■ Task
Begin with the first line of the material and write out each line exactly, ending with the line that contains "import matplotlib.pyplot as plt". Pictures are not part of the copy.
****************************************
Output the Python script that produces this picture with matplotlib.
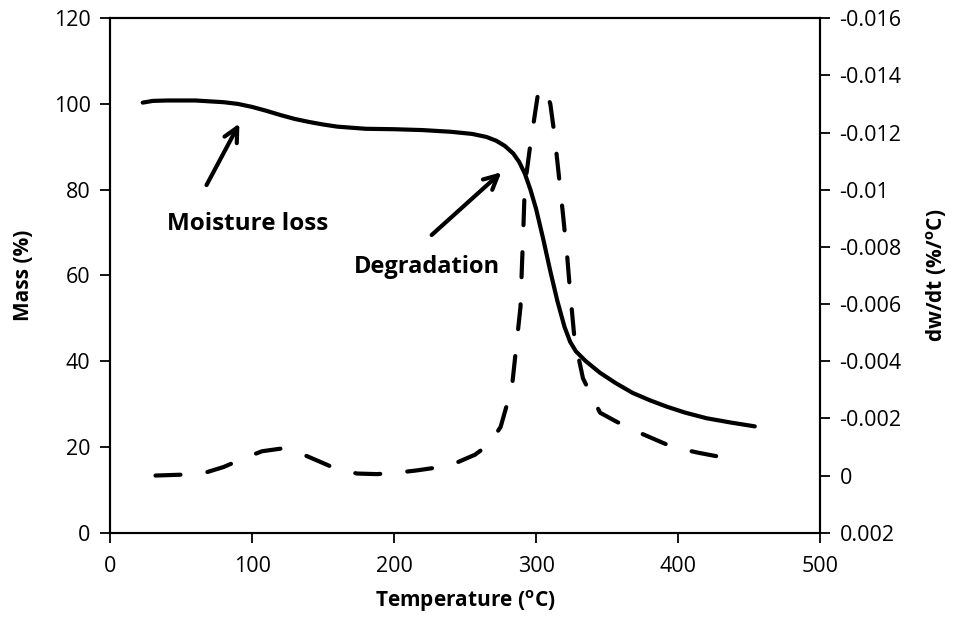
import matplotlib.pyplot as plt

# Curva de massa (TGA)
temp_massa = [23, 30, 40, 60, 80, 90, 100, 110, 120, 130, 140, 150, 160, 180, 200, 220, 240,
              255, 265, 272, 278, 284, 288, 292, 296, 300, 305, 310, 315, 320, 324, 328,
              335, 345, 356, 368, 380, 392, 405, 420, 437, 454]
massa = [100.3, 100.7, 100.8, 100.8, 100.4, 100.0, 99.3, 98.4, 97.4, 96.5, 95.8, 95.2, 94.7,
         94.2, 94.1, 93.9, 93.5, 93.0, 92.3, 91.4, 90.2, 88.4, 86.5, 83.8, 80.0, 75.5, 68.5,
         61.0, 54.0, 48.0, 44.5, 42.3, 40.0, 37.3, 34.9, 32.6, 30.9, 29.4, 28.0, 26.7, 25.7,
         24.8]

# Curva da derivada (DTG)
temp_dtg = [32, 50, 67, 80, 94, 107, 120, 133, 147, 160, 174, 188, 202, 216, 230, 244, 257,
            267, 275, 279, 283, 286, 289, 290, 291, 292, 296, 301, 306, 310, 313, 316, 319,
            322, 324, 327, 333, 345, 356, 368, 382, 396, 414, 432]
dtg = [0.0, -0.00003, -0.0001, -0.0003, -0.0006, -0.00085, -0.00094, -0.0008, -0.0005,
       -0.00022, -0.00007, -0.00005, -0.0001, -0.00018, -0.00028, -0.00045, -0.00073,
       -0.0011, -0.0017, -0.0024, -0.0031, -0.0045, -0.0059, -0.0073, -0.0086, -0.0101,
       -0.0116, -0.01325, -0.01357, -0.013, -0.0119, -0.0105, -0.0091, -0.0076, -0.0064,
       -0.0048, -0.0034, -0.0022, -0.0019, -0.0016, -0.0013, -0.001, -0.0008, -0.00063]

ticks_x = [0, 100, 200, 300, 400, 500]
ticks_massa = [0, 20, 40, 60, 80, 100, 120]
ticks_dtg = [0.002, 0, -0.002, -0.004, -0.006, -0.008, -0.01, -0.012, -0.014, -0.016]
rotulos_dtg = ['0.002', '0', '-0.002', '-0.004', '-0.006', '-0.008', '-0.01', '-0.012',
               '-0.014', '-0.016']

plt.rcParams['font.family'] = ['Open Sans', 'DejaVu Sans']

fig = plt.figure(figsize=(9.57, 6.26), dpi=100)
ax = fig.add_axes([0.115, 0.149, 0.742, 0.822])
ax2 = ax.twinx()

ax.plot(temp_massa, massa, color='black', lw=3, solid_capstyle='round',
        solid_joinstyle='round')
ax2.plot(temp_dtg, dtg, color='black', lw=3, dashes=(6, 6.5), dash_capstyle='round',
         dash_joinstyle='round')

ax.set_xlim(0, 500)
ax.set_ylim(0, 120)
ax2.set_ylim(0.002, -0.016)

ax.set_xticks(ticks_x)
ax.set_yticks(ticks_massa)
ax2.set_yticks(ticks_dtg)
ax2.set_yticklabels(rotulos_dtg)

for a in (ax, ax2):
    a.tick_params(direction='out', length=7, width=1.3, labelsize=15.5, color='black', pad=7)
    for s in a.spines.values():
        s.set_linewidth(1.5)
ax.tick_params(axis='x', pad=10)

ax.set_xlabel('Temperature ($^{\\mathregular{o}}$C)', fontsize=15, fontweight='bold',
              labelpad=8)
ax.set_ylabel('Mass (%)', fontsize=15, fontweight='bold', labelpad=14)
ax2.set_ylabel('dw/dt (%/$^{\\mathregular{o}}$C)', fontsize=15, fontweight='bold',
               labelpad=16)

# Anotações com setas
ax.annotate('', xy=(92, 96), xytext=(67, 80.5),
            arrowprops=dict(arrowstyle='->', lw=3, color='black', mutation_scale=25))
ax.text(97, 72, 'Moisture loss', fontsize=17.5, fontweight='bold', ha='center', va='center')
ax.annotate('', xy=(277, 84.5), xytext=(225, 69),
            arrowprops=dict(arrowstyle='->', lw=3, color='black', mutation_scale=25))
ax.text(223, 62, 'Degradation', fontsize=17, fontweight='bold', ha='center', va='center')

fig.savefig('out.png', dpi=100)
****************************************
■ Answer in full
Output the Python script that produces this picture with matplotlib.
import matplotlib.pyplot as plt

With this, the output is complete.